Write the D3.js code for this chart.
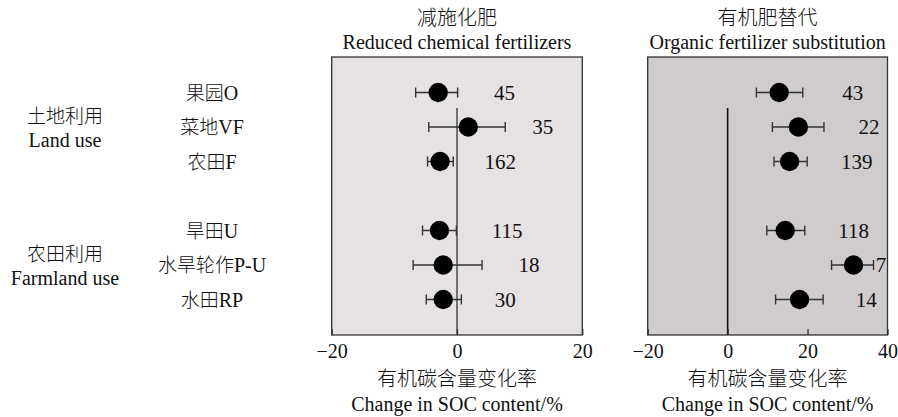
<!DOCTYPE html>
<html>
<head>
<meta charset="utf-8">
<script src="https://cdn.jsdelivr.net/npm/d3@7"></script>
<style>
  body { margin: 0; background: #fff; }
  svg text { font-family: "Liberation Serif", "Times New Roman", serif; fill: #111; }
  svg .cjk { font-family: "Noto Sans CJK SC", sans-serif; font-weight: 300; }
</style>
</head>
<body>
<svg id="chart"></svg>
<script>
// categories (row order top to bottom), slot index leaves a gap between the two groups
const rowLabels = ["果园O", "菜地VF", "农田F", "旱田U", "水旱轮作P-U", "水田RP"];
const rowSlots = [0, 1, 2, 4, 5, 6];
const groupLabels = [
    {cn: "土地利用", en: "Land use", slot: 1},
    {cn: "农田利用", en: "Farmland use", slot: 5}
];

// reduced chemical fertilizers: mean, lower CI, upper CI, sample size
const redMean = [-3.0, 1.8, -2.7, -2.8, -2.2, -2.2];
const redLow  = [-6.6, -4.5, -4.7, -5.5, -7.0, -4.9];
const redHigh = [0.1, 7.7, -0.6, -0.1, 4.0, 0.7];
const redN    = [45, 35, 162, 115, 18, 30];
const redNAt  = [7.6, 13.7, 6.9, 8.0, 11.5, 7.7];   // where the n label sits, in axis units

// organic fertilizer substitution
const orgMean = [12.9, 17.7, 15.5, 14.4, 31.5, 18.0];
const orgLow  = [7.2, 11.2, 11.6, 9.8, 26.0, 12.0];
const orgHigh = [18.8, 24.1, 19.9, 19.3, 36.5, 23.9];
const orgN    = [43, 22, 139, 118, 7, 14];
const orgNAt  = [31.3, 35.4, 32.3, 31.5, 38.4, 34.7];

const redTicks = [-20, 0, 20];
const orgTicks = [-20, 0, 20, 40];

const W = 898, H = 417;
const plotTop = 57, plotBottom = 335;
const fs = 20, fsCn = 19;

const svg = d3.select("#chart").attr("width", W).attr("height", H);

const yScale = d3.scaleLinear().domain([0, 6]).range([92.5, 299.5]);

// left side labels
svg.append("g").selectAll("text")
    .data(rowLabels)
    .join("text")
    .attr("x", 212)
    .attr("y", (d, i) => yScale(rowSlots[i]))
    .attr("dy", "0.35em")
    .attr("text-anchor", "middle")
    .attr("font-size", fs)
    .each(function(d) {
        // chinese part + latin code part
        const m = d.match(/^([^A-Z]+)(.*)$/);
        const t = d3.select(this);
        t.append("tspan").attr("class", "cjk").attr("font-size", fsCn).text(m[1]);
        t.append("tspan").text(m[2]);
    });

groupLabels.forEach(g => {
    const y = yScale(g.slot);
    svg.append("text").attr("class", "cjk")
        .attr("x", 65).attr("y", y - 4)
        .attr("text-anchor", "middle").attr("font-size", fsCn)
        .text(g.cn);
    svg.append("text")
        .attr("x", 65).attr("y", y + 20)
        .attr("text-anchor", "middle").attr("font-size", fs)
        .text(g.en);
});

function drawPanel(cfg) {
    const x = d3.scaleLinear().domain(cfg.domain).range([cfg.left, cfg.right]);
    const g = svg.append("g");

    g.append("rect")
        .attr("x", cfg.left).attr("y", plotTop)
        .attr("width", cfg.right - cfg.left).attr("height", plotBottom - plotTop)
        .attr("fill", cfg.fill)
        .attr("stroke", "#333").attr("stroke-width", 1.3);

    // zero reference line
    g.append("line")
        .attr("x1", x(0)).attr("x2", x(0))
        .attr("y1", 108).attr("y2", plotBottom)
        .attr("stroke", cfg.zeroColor).attr("stroke-width", 1.6);

    const axis = d3.axisBottom(x)
        .tickValues(cfg.ticks)
        .tickSizeInner(-6)
        .tickSizeOuter(0)
        .tickPadding(9);
    const ax = g.append("g")
        .attr("transform", `translate(0,${plotBottom})`)
        .call(axis);
    ax.select(".domain").remove();
    ax.selectAll(".tick line").attr("stroke", "#333").attr("stroke-width", 1.3);
    ax.selectAll(".tick text")
        .attr("font-size", 20)
        .attr("fill", "#111");

    const cx = (cfg.left + cfg.right) / 2;
    g.append("text").attr("class", "cjk")
        .attr("x", cx).attr("y", 25)
        .attr("text-anchor", "middle").attr("font-size", 20)
        .text(cfg.titleCn);
    g.append("text")
        .attr("x", cx).attr("y", 49)
        .attr("text-anchor", "middle").attr("font-size", fs)
        .text(cfg.titleEn);

    g.append("text").attr("class", "cjk")
        .attr("x", cx).attr("y", 386)
        .attr("text-anchor", "middle").attr("font-size", 20)
        .text("有机碳含量变化率");
    g.append("text")
        .attr("x", cx).attr("y", 411)
        .attr("text-anchor", "middle").attr("font-size", fs)
        .text("Change in SOC content/%");

    const rows = cfg.mean.map((m, i) => ({
        mean: m, lo: cfg.low[i], hi: cfg.high[i], n: cfg.n[i], nAt: cfg.nAt[i], y: yScale(rowSlots[i])
    }));

    const row = g.selectAll(".row").data(rows).join("g").attr("class", "row");
    row.append("line")
        .attr("x1", d => x(d.lo)).attr("x2", d => x(d.hi))
        .attr("y1", d => d.y).attr("y2", d => d.y)
        .attr("stroke", "#333").attr("stroke-width", 1.4);
    row.append("line")
        .attr("x1", d => x(d.lo)).attr("x2", d => x(d.lo))
        .attr("y1", d => d.y - 5).attr("y2", d => d.y + 5)
        .attr("stroke", "#333").attr("stroke-width", 1.4);
    row.append("line")
        .attr("x1", d => x(d.hi)).attr("x2", d => x(d.hi))
        .attr("y1", d => d.y - 5).attr("y2", d => d.y + 5)
        .attr("stroke", "#333").attr("stroke-width", 1.4);
    row.append("circle")
        .attr("cx", d => x(d.mean)).attr("cy", d => d.y)
        .attr("r", 9.7).attr("fill", "#000");
    row.append("text")
        .attr("x", d => x(d.nAt)).attr("y", d => d.y)
        .attr("dy", "0.35em")
        .attr("text-anchor", "middle").attr("font-size", 21)
        .text(d => d.n);
}

drawPanel({
    left: 331.7, right: 582.3, domain: [-20, 20], ticks: redTicks,
    fill: "#e6e1e3", zeroColor: "#555",
    titleCn: "减施化肥", titleEn: "Reduced chemical fertilizers",
    mean: redMean, low: redLow, high: redHigh, n: redN, nAt: redNAt
});

drawPanel({
    left: 647.7, right: 887.5, domain: [-20, 40], ticks: orgTicks,
    fill: "#d0cccd", zeroColor: "#111",
    titleCn: "有机肥替代", titleEn: "Organic fertilizer substitution",
    mean: orgMean, low: orgLow, high: orgHigh, n: orgN, nAt: orgNAt
});
</script>
</body>
</html>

What is expected: Transcribe the full listing above exactly, with the images removed.

Complete answer:
Write the D3.js code for this chart.
<!DOCTYPE html>
<html>
<head>
<meta charset="utf-8">
<script src="https://cdn.jsdelivr.net/npm/d3@7"></script>
<style>
  body { margin: 0; background: #fff; }
  svg text { font-family: "Liberation Serif", "Times New Roman", serif; fill: #111; }
  svg .cjk { font-family: "Noto Sans CJK SC", sans-serif; font-weight: 300; }
</style>
</head>
<body>
<svg id="chart"></svg>
<script>
// categories (row order top to bottom), slot index leaves a gap between the two groups
const rowLabels = ["果园O", "菜地VF", "农田F", "旱田U", "水旱轮作P-U", "水田RP"];
const rowSlots = [0, 1, 2, 4, 5, 6];
const groupLabels = [
    {cn: "土地利用", en: "Land use", slot: 1},
    {cn: "农田利用", en: "Farmland use", slot: 5}
];

// reduced chemical fertilizers: mean, lower CI, upper CI, sample size
const redMean = [-3.0, 1.8, -2.7, -2.8, -2.2, -2.2];
const redLow  = [-6.6, -4.5, -4.7, -5.5, -7.0, -4.9];
const redHigh = [0.1, 7.7, -0.6, -0.1, 4.0, 0.7];
const redN    = [45, 35, 162, 115, 18, 30];
const redNAt  = [7.6, 13.7, 6.9, 8.0, 11.5, 7.7];   // where the n label sits, in axis units

// organic fertilizer substitution
const orgMean = [12.9, 17.7, 15.5, 14.4, 31.5, 18.0];
const orgLow  = [7.2, 11.2, 11.6, 9.8, 26.0, 12.0];
const orgHigh = [18.8, 24.1, 19.9, 19.3, 36.5, 23.9];
const orgN    = [43, 22, 139, 118, 7, 14];
const orgNAt  = [31.3, 35.4, 32.3, 31.5, 38.4, 34.7];

const redTicks = [-20, 0, 20];
const orgTicks = [-20, 0, 20, 40];

const W = 898, H = 417;
const plotTop = 57, plotBottom = 335;
const fs = 20, fsCn = 19;

const svg = d3.select("#chart").attr("width", W).attr("height", H);

const yScale = d3.scaleLinear().domain([0, 6]).range([92.5, 299.5]);

// left side labels
svg.append("g").selectAll("text")
    .data(rowLabels)
    .join("text")
    .attr("x", 212)
    .attr("y", (d, i) => yScale(rowSlots[i]))
    .attr("dy", "0.35em")
    .attr("text-anchor", "middle")
    .attr("font-size", fs)
    .each(function(d) {
        // chinese part + latin code part
        const m = d.match(/^([^A-Z]+)(.*)$/);
        const t = d3.select(this);
        t.append("tspan").attr("class", "cjk").attr("font-size", fsCn).text(m[1]);
        t.append("tspan").text(m[2]);
    });

groupLabels.forEach(g => {
    const y = yScale(g.slot);
    svg.append("text").attr("class", "cjk")
        .attr("x", 65).attr("y", y - 4)
        .attr("text-anchor", "middle").attr("font-size", fsCn)
        .text(g.cn);
    svg.append("text")
        .attr("x", 65).attr("y", y + 20)
        .attr("text-anchor", "middle").attr("font-size", fs)
        .text(g.en);
});

function drawPanel(cfg) {
    const x = d3.scaleLinear().domain(cfg.domain).range([cfg.left, cfg.right]);
    const g = svg.append("g");

    g.append("rect")
        .attr("x", cfg.left).attr("y", plotTop)
        .attr("width", cfg.right - cfg.left).attr("height", plotBottom - plotTop)
        .attr("fill", cfg.fill)
        .attr("stroke", "#333").attr("stroke-width", 1.3);

    // zero reference line
    g.append("line")
        .attr("x1", x(0)).attr("x2", x(0))
        .attr("y1", 108).attr("y2", plotBottom)
        .attr("stroke", cfg.zeroColor).attr("stroke-width", 1.6);

    const axis = d3.axisBottom(x)
        .tickValues(cfg.ticks)
        .tickSizeInner(-6)
        .tickSizeOuter(0)
        .tickPadding(9);
    const ax = g.append("g")
        .attr("transform", `translate(0,${plotBottom})`)
        .call(axis);
    ax.select(".domain").remove();
    ax.selectAll(".tick line").attr("stroke", "#333").attr("stroke-width", 1.3);
    ax.selectAll(".tick text")
        .attr("font-size", 20)
        .attr("fill", "#111");

    const cx = (cfg.left + cfg.right) / 2;
    g.append("text").attr("class", "cjk")
        .attr("x", cx).attr("y", 25)
        .attr("text-anchor", "middle").attr("font-size", 20)
        .text(cfg.titleCn);
    g.append("text")
        .attr("x", cx).attr("y", 49)
        .attr("text-anchor", "middle").attr("font-size", fs)
        .text(cfg.titleEn);

    g.append("text").attr("class", "cjk")
        .attr("x", cx).attr("y", 386)
        .attr("text-anchor", "middle").attr("font-size", 20)
        .text("有机碳含量变化率");
    g.append("text")
        .attr("x", cx).attr("y", 411)
        .attr("text-anchor", "middle").attr("font-size", fs)
        .text("Change in SOC content/%");

    const rows = cfg.mean.map((m, i) => ({
        mean: m, lo: cfg.low[i], hi: cfg.high[i], n: cfg.n[i], nAt: cfg.nAt[i], y: yScale(rowSlots[i])
    }));

    const row = g.selectAll(".row").data(rows).join("g").attr("class", "row");
    row.append("line")
        .attr("x1", d => x(d.lo)).attr("x2", d => x(d.hi))
        .attr("y1", d => d.y).attr("y2", d => d.y)
        .attr("stroke", "#333").attr("stroke-width", 1.4);
    row.append("line")
        .attr("x1", d => x(d.lo)).attr("x2", d => x(d.lo))
        .attr("y1", d => d.y - 5).attr("y2", d => d.y + 5)
        .attr("stroke", "#333").attr("stroke-width", 1.4);
    row.append("line")
        .attr("x1", d => x(d.hi)).attr("x2", d => x(d.hi))
        .attr("y1", d => d.y - 5).attr("y2", d => d.y + 5)
        .attr("stroke", "#333").attr("stroke-width", 1.4);
    row.append("circle")
        .attr("cx", d => x(d.mean)).attr("cy", d => d.y)
        .attr("r", 9.7).attr("fill", "#000");
    row.append("text")
        .attr("x", d => x(d.nAt)).attr("y", d => d.y)
        .attr("dy", "0.35em")
        .attr("text-anchor", "middle").attr("font-size", 21)
        .text(d => d.n);
}

drawPanel({
    left: 331.7, right: 582.3, domain: [-20, 20], ticks: redTicks,
    fill: "#e6e1e3", zeroColor: "#555",
    titleCn: "减施化肥", titleEn: "Reduced chemical fertilizers",
    mean: redMean, low: redLow, high: redHigh, n: redN, nAt: redNAt
});

drawPanel({
    left: 647.7, right: 887.5, domain: [-20, 40], ticks: orgTicks,
    fill: "#d0cccd", zeroColor: "#111",
    titleCn: "有机肥替代", titleEn: "Organic fertilizer substitution",
    mean: orgMean, low: orgLow, high: orgHigh, n: orgN, nAt: orgNAt
});
</script>
</body>
</html>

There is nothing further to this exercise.